Description Yu Qi Zhang 2021-04-01 01:02:11 UTC
Description of problem:
Build-watcher looking at the 4.8 nightly jobs, the metal upgrade jobs has a significant degrade in performance. Example job tracker:
https://testgrid.k8s.io/redhat-openshift-ocp-release-4.8-informing#periodic-ci-openshift-release-master-nightly-4.8-e2e-metal-ipi-upgrade

Most recently it started failing on MCO, which upon checking MCO logs, I see

'Node worker-1 is reporting: "failed to drain node (5 tries): timed out
      waiting for the condition: error when evicting pods/\"image-registry-556b7484d5-pbrqc\"
      -n \"openshift-image-registry\": global timeout reached: 1m30s"'

Which degrades the upgrade. Not sure why the pod is unable to drain (and is repeatedly failing to do so).
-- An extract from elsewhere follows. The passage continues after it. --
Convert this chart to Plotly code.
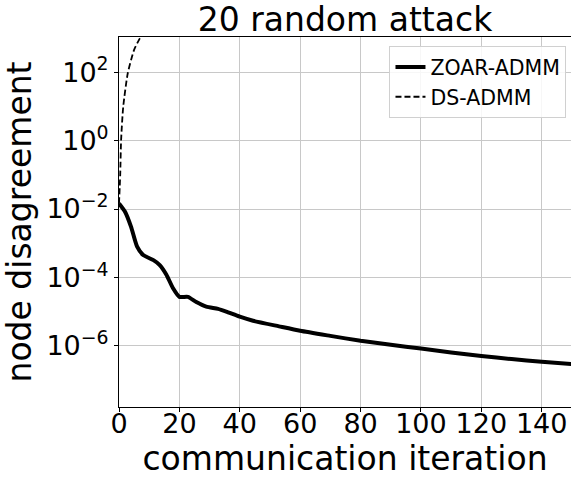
import plotly.graph_objects as go

# ZOAR-ADMM (solid)
zoar_x = [0, 2, 4, 6, 8, 11.4, 13.5, 15.7, 17.9, 20, 22.8, 25.6, 28.9, 32.8, 35.5, 40, 44.4,
          53, 60, 70, 80, 90, 100, 110, 120, 130, 140, 150]
zoar_y = [1.45e-2, 8.3e-3, 3.0e-3, 7.9e-4, 4.5e-4, 3.2e-4, 2.3e-4, 1.2e-4, 4.8e-5, 2.7e-5, 2.7e-5,
          1.9e-5, 1.4e-5, 1.2e-5, 1.0e-5, 7.1e-6, 5.4e-6,
          3.7e-6, 2.75e-6, 1.95e-6, 1.4e-6, 1.07e-6, 8.3e-7, 6.4e-7, 5.0e-7, 4.1e-7, 3.4e-7, 2.9e-7]

# DS-ADMM (dashed)
ds_x = [0, 0.4, 0.7, 1.4, 2.9, 5.0, 6.9, 8, 10]
ds_y = [1.45e-2, 0.1, 1.05, 9.8, 93, 450, 980, 1400, 2500]

ytick_vals = [1e2, 1e0, 1e-2, 1e-4, 1e-6]
ytick_text = ["10<sup>2</sup>", "10<sup>0</sup>", "10<sup>−2</sup>", "10<sup>−4</sup>", "10<sup>−6</sup>"]
xtick_vals = [0, 20, 40, 60, 80, 100, 120, 140]

FONT = "DejaVu Sans"

fig = go.Figure()
fig.add_trace(go.Scatter(x=zoar_x, y=zoar_y, mode="lines", name="ZOAR-ADMM",
                         line=dict(color="black", width=4, shape="spline", smoothing=0.6)))
fig.add_trace(go.Scatter(x=ds_x, y=ds_y, mode="lines", name="DS-ADMM",
                         line=dict(color="black", width=1.8, dash="6px,3px", shape="spline", smoothing=0.6)))

fig.update_layout(
    width=571, height=478,
    margin=dict(l=119, r=0, t=37, b=71),
    paper_bgcolor="white", plot_bgcolor="white",
    font=dict(family=FONT, color="black"),
    title=dict(text="20 random attack", font=dict(size=33, family=FONT, color="black"),
               x=345/571, xanchor="center", xref="container",
               y=1 - 19/478, yanchor="middle", yref="container"),
    legend=dict(x=0.99, y=0.975, xanchor="right", yanchor="top",
                bgcolor="rgba(255,255,255,0.85)", bordercolor="#d0d0d0", borderwidth=1,
                font=dict(size=20.5, family=FONT, color="black")),
    showlegend=True,
)
fig.update_xaxes(
    range=[0, 149.7], tickvals=xtick_vals,
    showgrid=True, gridcolor="#c8c8c8", gridwidth=1,
    showline=True, linecolor="black", linewidth=1, mirror=True,
    ticks="outside", ticklen=4, tickcolor="black",
    tickfont=dict(size=27, family=FONT, color="black"),
    ticklabelstandoff=-11,
    title=dict(text="communication iteration", font=dict(size=33, family=FONT, color="black"), standoff=7),
    zeroline=False,
)
fig.update_yaxes(
    type="log", range=[-7.79, 3.03], tickvals=ytick_vals, ticktext=ytick_text,
    showgrid=True, gridcolor="#c8c8c8", gridwidth=1,
    showline=True, linecolor="black", linewidth=1, mirror=False,
    ticks="outside", ticklen=4, tickcolor="black",
    tickfont=dict(size=27, family=FONT, color="black"),
    title=dict(text="node disagreement", font=dict(size=33, family=FONT, color="black"), standoff=4),
    zeroline=False,
)

fig.write_html("out.html")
So opening this bug.

Example jobs

https://prow.ci.openshift.org/view/gcs/origin-ci-test/logs/periodic-ci-openshift-release-master-nightly-4.8-e2e-metal-ipi-upgrade/1377260372473417728

https://prow.ci.openshift.org/view/gcs/origin-ci-test/logs/periodic-ci-openshift-release-master-nightly-4.8-upgrade-from-stable-4.7-e2e-metal-ipi-upgrade/1377201785415929856

See must-gather/cluster-scoped-resources/machineconfig.../machineconfigpools/worker status for the error

Version-Release number of selected component (if applicable):
4.8 metal

How reproducible:
100% across 3 jobs I looked at

Steps to Reproduce:
See CI

Actual results:
Fail

Expected results:
Pass

Additional info:

Comment 1 W. Trevor King 2021-04-01 04:45:03 UTC
At least [1] has PodDisruptionBudgetAtLimit firing as well.

[1]: https://prow.ci.openshift.org/view/gcs/origin-ci-test/logs/periodic-ci-openshift-release-master-nightly-4.8-e2e-metal-ipi-upgrade/1377260372473417728

*** This bug has been marked as a duplicate of bug 1944762 ***